Editorial: Metro’s ‘surge’ of police isn’t the long-term solution

Hoping to end a recent spike in violent and deadly assaults, Metro’s governing board last week formally approved a “surge” of public safety personnel on buses and trains. The goal is to prevent crime and keep riders from abandoning trains and buses by flooding the system with more police officers and sheriff’s deputies, along with Metro’s own security officers and customer-service ambassadors.

It’s worth a try. Metro cannot afford to lose passengers or public support if Los Angeles wants to have “car-free” Olympics in 2028.

But the surge is a temporary strategy to deal with the increase in violent crime, Mayor Karen Bass, who is the current chair of Metro, has said. What’s next? Yes, there’s been a frightening spate of assaults, stabbings and killings in the last month, however riders have been ditching transit for years because they felt unsafe — even when violent crime was low. The vast majority of safety concerns cited by riders are about comfort and cleanliness, as well as code of conduct violations.

Metro needs a long-term plan to make transit feel safer.

That should start with a hard look at the current policing contracts. Since 2017, Metro has spent nearly $1 billion on law enforcement contracts with the Los Angeles County Sheriff’s Department and the Los Angeles and Long Beach police departments to patrol the system. But it’s unclear whether Metro is getting its money’s worth from those contracts.

A 2022 audit by Metro’s Office of Inspector General found that law enforcement agencies had poor visibility in the system. For example, sheriff’s deputies worked mostly from patrol cars outside stations and bus stops.

Metro’s former chief safety officer, Gina Osborn, tracked law enforcement performance over two years and told Times’ reporter Rachel Uranga that she became convinced the agencies were failing at basic patrols and not acting proactively to keep the system safer. Osborn said she was fired in March from Metro after reporting her concerns to the inspector general.

But her complaints were not new. Last year when Metro’s governing board voted to extend the law enforcement contracts for up to three years, leaders said they were frustrated that the agency couldn’t monitor or even direct where and how officers were deployed on the system. And again last week, Bass and other board members complained that Metro CEO Stephanie Wiggins did not have authority to direct officer deployment.

As part of Bass’ surge motion, the governing board ordered the creation of a unified command controlled by Metro’s security team that will coordinate law enforcement, security and social services deployment. But even with the unified command, Metro will not have authority to direct law enforcement deployment. That’s a huge problem. How can Metro effectively manage security when it cannot assign officers to patrol specific areas to prevent and respond to crime on the system?
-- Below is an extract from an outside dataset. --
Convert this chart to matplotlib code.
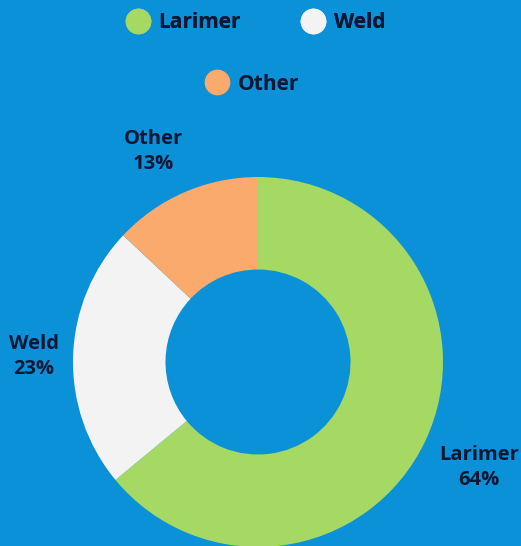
import numpy as np
import matplotlib
matplotlib.use("Agg")
import matplotlib.pyplot as plt
from matplotlib.lines import Line2D

counties = ["Larimer", "Weld", "Other"]
shares = [64, 23, 13]
colors = ["#a6d864", "#f3f3f3", "#f9aa6c"]
label_dist = [1.32, 1.22, 1.25]
label_nudge = [0.0, 0.01, -0.07]

BG = "#0a91d8"
TXT = "#0c1733"

plt.rcParams['font.family'] = ['Open Sans', 'DejaVu Sans']

fig = plt.figure(figsize=(5.21, 5.46), dpi=100, facecolor=BG)
ax = fig.add_axes([0, 0, 1, 1])
ax.set_facecolor(BG)

wedges, _ = ax.pie(shares, colors=colors, startangle=90, counterclock=False,
                   radius=1.0, wedgeprops=dict(width=0.5, linewidth=0))

# labels outside each wedge
for w, name, val, d, dx in zip(wedges, counties, shares, label_dist, label_nudge):
    ang = np.deg2rad((w.theta1 + w.theta2) / 2)
    ax.text(d * np.cos(ang) + dx, d * np.sin(ang) - 0.01, f"{name}\n{val}%",
            ha="center", va="center", fontsize=14.5, fontweight="bold",
            color=TXT, linespacing=1.35)

ax.set_aspect("equal")
ax.set_xlim(-258 / 185, 263 / 185)
ax.set_ylim(-184 / 185, 362 / 185)
ax.axis("off")

handles = [Line2D([], [], marker="o", linestyle="", markersize=17.5,
                  markerfacecolor=c, markeredgecolor=c) for c in colors]

leg_kw = dict(frameon=False, handletextpad=0.3, handlelength=1.4,
              columnspacing=2.75, labelcolor=TXT,
              prop=dict(weight="bold", size=15))
leg1 = fig.legend(handles[:2], counties[:2], ncol=2, loc="center",
                  bbox_to_anchor=(254 / 521, 1 - 23 / 546), **leg_kw)
fig.add_artist(leg1)
fig.legend(handles[2:], counties[2:], ncol=1, loc="center",
           bbox_to_anchor=(251 / 521, 1 - 84 / 546), **leg_kw)

fig.savefig("out.png", dpi=100, facecolor=BG)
Making sure Metro is getting its money’s worth will be even more important this summer when its law enforcement costs rise. The cost of the contracts will increase 10% in the fiscal year that starts July — and that was before the surge increased officer deployment. That prompted L.A. County Supervisor Lindsey Horvath to call for a cost comparison between law enforcement agencies, security officers and ambassadors “to figure out how we can achieve the most effective, visible presence with the dollars we have to spend.”

Besides cost, Metro also has to grapple with how to maintain security and order on the system.

In the past, Metro tasked sworn officers with enforcing fare evasion and code of conduct violations, such as littering and playing loud music. But there were complaints and a federal investigation into racial bias in fare enforcement. During a code of conduct crackdown in 2018, an LAPD officer dragged a young woman off a subway train because she refused to take her foot off the seat. (The city of L.A. paid her $50,000 last year to settle the lawsuit against the LAPD, her lawyer told The Times.)

Metro transferred fare and conduct enforcement to civilian security in recent years to help address long-standing complaints of racial bias in the policing of the system. Sworn officers were focused on enforcing the penal code and responding to crime.

There’s now a call from riders and local elected officials to ramp up fare and conduct enforcement, including by police officers. Metro leaders should tread carefully as they decide how to build a comprehensive public safety response that may include creating an in-house transit police force. In making the buses and trains safer today and into the future, they don’t want to repeat the mistakes of the past.